Bake for 20-30 mins.
They should be set, but with some wobble, rather than sloshing, in the middle, bear in mind they will set more as they cool.

Remove from the water bath and leave to cool. You can eat them when they’ve cooled, or once cool, refrigerate them until the next day. Get them out of the fridge 2-3 hours before eating them.

Shortbread:

Preheat oven to GM3/325F/160C

150g unsalted butter, very soft
75g icing sugar
150g plain (all purpose) flour
75g cornflour (corn starch)

Put the butter and icing sugar into a food processor and whiz to combine. Scrape to get all the bits.
Add the flours and a pinch of salt and process again to combine, scraping to get any stray streaks of flour back in.

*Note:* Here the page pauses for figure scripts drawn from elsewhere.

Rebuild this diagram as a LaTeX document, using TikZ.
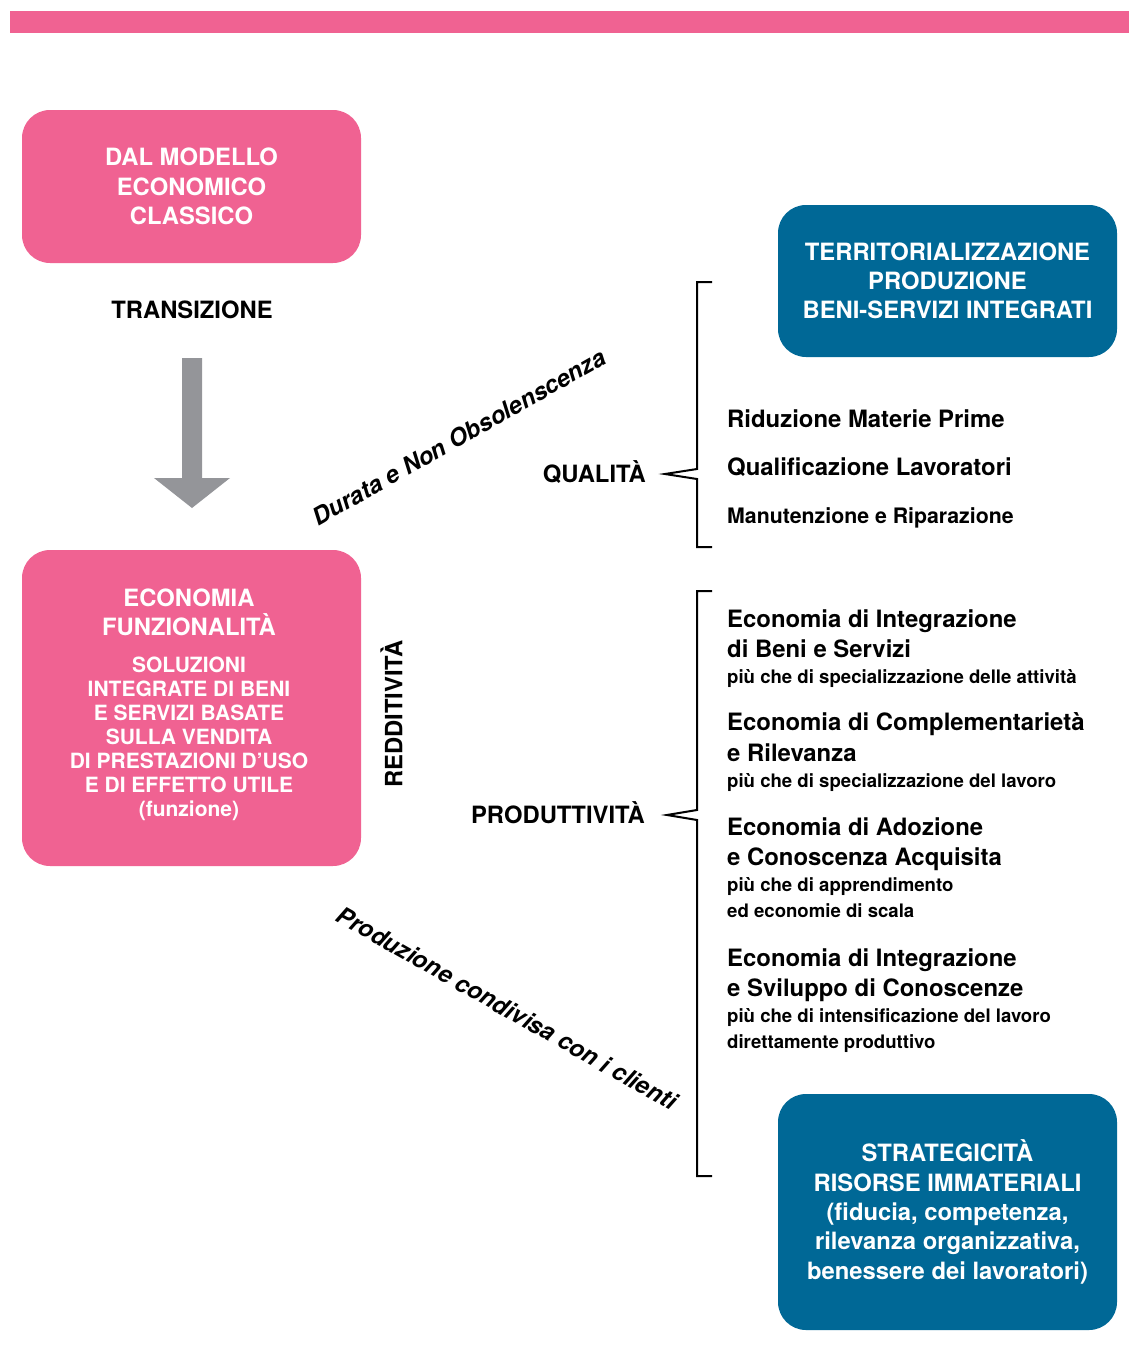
\documentclass[tikz,border=0pt]{standalone}
\usepackage{fontspec}
\setmainfont{TeX Gyre Heros}
\definecolor{rosa}{RGB}{240,98,146}
\definecolor{petrolio}{RGB}{0,104,150}
\definecolor{grigio}{RGB}{148,149,153}
\begin{document}
\begin{tikzpicture}[x=1pt,y=-1pt,
  box/.style={rounded corners=28pt, inner sep=0pt, minimum width=339pt,
    text=white, align=center, font=\bfseries\fontsize{23.8}{29.3}\selectfont},
  pinkbox/.style={box, fill=rosa},
  bluebox/.style={box, fill=petrolio},
  boxtext/.style={inner sep=0pt, text=white, align=center},
  tag/.style={inner sep=0pt, font=\bfseries\fontsize{23.8}{28}\selectfont},
  slant/.style={inner sep=0pt, font=\bfseries\itshape\fontsize{24}{28}\selectfont},
  head/.style={anchor=base west, inner sep=0pt, font=\bfseries\fontsize{23.9}{28}\selectfont},
  note/.style={anchor=base west, inner sep=0pt, font=\bfseries\fontsize{18.6}{22}\selectfont},
  brace/.style={line width=2pt, line join=miter, line cap=butt}
]
\useasboundingbox (0,0) rectangle (1129,1371);

% top band
\fill[rosa] (10,11) rectangle (1129,33);

% left column
\node[pinkbox, minimum height=153pt] (classico) at (191.5,186.5)
  {DAL MODELLO\\ECONOMICO\\CLASSICO};
\node[tag, anchor=base] (transizione) at (192,318.5) {TRANSIZIONE};
\fill[grigio] (182,358) -- (202,358) -- (202,478) -- (230,478) -- (192,508)
  -- (154,478) -- (182,478) -- cycle;
\node[pinkbox, minimum height=316pt] (funzionalita) at (191.5,708) {};
\node[boxtext, font=\bfseries\fontsize{23.8}{29}\selectfont] (funzhead) at (189,612.5)
  {ECONOMIA\\FUNZIONALITÀ};
\node[boxtext, font=\bfseries\fontsize{21}{24}\selectfont] (funzsub) at (189,739)
  {SOLUZIONI\\INTEGRATE DI BENI\\E SERVIZI BASATE\\SULLA VENDITA\\DI PRESTAZIONI D’USO\\E DI EFFETTO UTILE\\(funzione)};
\node[tag, rotate=90] (redditivita) at (391.5,714) {REDDITIVITÀ};

% slanted captions
\node[slant, rotate=29.5] (durata) at (459,437) {Durata e Non Obsolenscenza};
\node[slant, rotate=-29.5] (condivisa) at (507,1008) {Produzione condivisa con i clienti};

% brace labels
\node[tag, anchor=base east] (qualita) at (646,482) {QUALITÀ};
\node[tag, anchor=base east] (produttivita) at (645,823) {PRODUTTIVITÀ};

% braces
\coordinate (qtip) at (665,474);
\coordinate (ptip) at (667,815);
\draw[brace] (712,282) -- (697,282) -- (697,469) -- (qtip) -- (697,479)
  -- (697,547) -- (712,547);
\draw[brace] (712,591) -- (697,591) -- (697,810) -- (ptip) -- (697,820)
  -- (697,1176) -- (712,1176);

% right column boxes
\node[bluebox, minimum height=152pt] (territorio) at (947.5,281)
  {TERRITORIALIZZAZIONE\\PRODUZIONE\\BENI-SERVIZI INTEGRATI};
\node[bluebox, minimum height=236pt] (risorse) at (947.5,1212)
  {STRATEGICITÀ\\RISORSE IMMATERIALI\\(fiducia, competenza,\\rilevanza organizzativa,\\benessere dei lavoratori)};

% quality items
\node[head] (q1) at (727,427) {Riduzione Materie Prime};
\node[head] (q2) at (727,475) {Qualificazione Lavoratori};
\node[head, font=\bfseries\fontsize{21.3}{25}\selectfont] (q3) at (727,523) {Manutenzione e Riparazione};

% productivity items
\node[head] (p1a) at (727,627) {Economia di Integrazione};
\node[head] (p1b) at (727,657) {di Beni e Servizi};
\node[note] (p1c) at (727,683) {più che di specializzazione delle attività};

\node[head] (p2a) at (727,730) {Economia di Complementarietà};
\node[head] (p2b) at (727,761) {e Rilevanza};
\node[note] (p2c) at (727,787) {più che di specializzazione del lavoro};

\node[head] (p3a) at (727,835) {Economia di Adozione};
\node[head] (p3b) at (727,865) {e Conoscenza Acquisita};
\node[note] (p3c) at (727,891) {più che di apprendimento};
\node[note] (p3d) at (727,917) {ed economie di scala};

\node[head] (p4a) at (727,966) {Economia di Integrazione};
\node[head] (p4b) at (727,996) {e Sviluppo di Conoscenze};
\node[note] (p4c) at (727,1022) {più che di intensificazione del lavoro};
\node[note] (p4d) at (727,1048) {direttamente produttivo};
\end{tikzpicture}
\end{document}
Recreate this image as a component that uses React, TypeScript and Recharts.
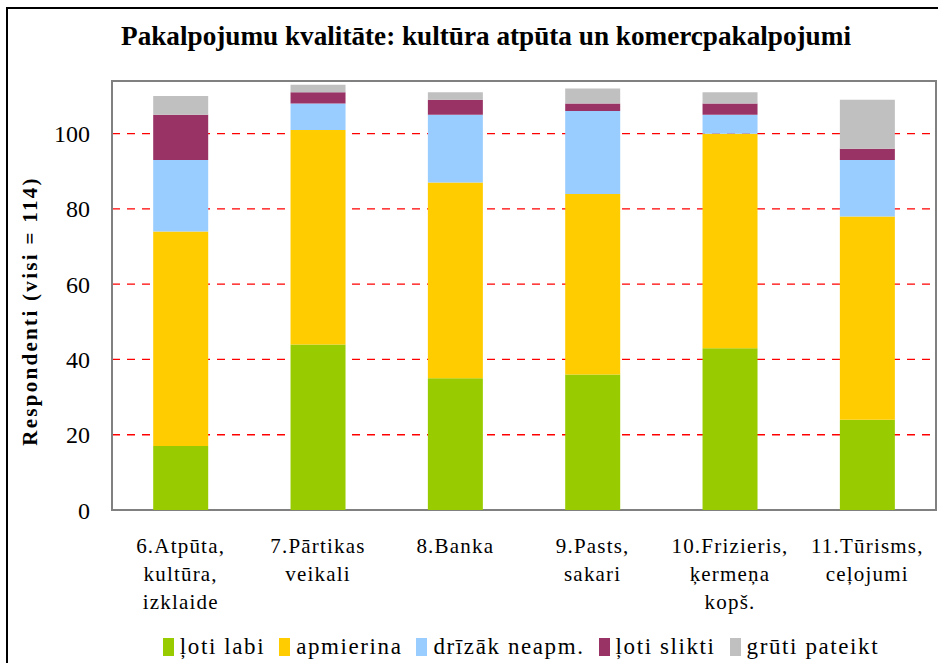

Remove and lightly knead briefly to combine.

1st option.
Form into a cylinder, put in the fridge until firm, then slice and bake. I refrigerate it hard and use a very sharp knife to cut thin slices, but that’s because I like the contrast between the firm shortbread and the unctuous, silky lemon creams. Obviously, the thinner the slice, the firmer it will be. Dredge shapes with caster sugar if you wish.

2nd option.
Put a piece of clingfilm on the work surface, put your dough on top and cover with another piece of clingfilm.
Roll the dough out and cut out shapes with cookie cutters (I found some that were spoon shaped – that was cool). Bake them straight away. You could gather up the remainder, and roll that into a cylinder, fridge it and cut slices – best of both worlds.

Either way, place shapes on to a parchment lined baking tray and bake for 20-30 mins. Check that the top is dry and that the bottom isn’t still doughy.
Cool on a wire tray. Store in a tin; they keep well.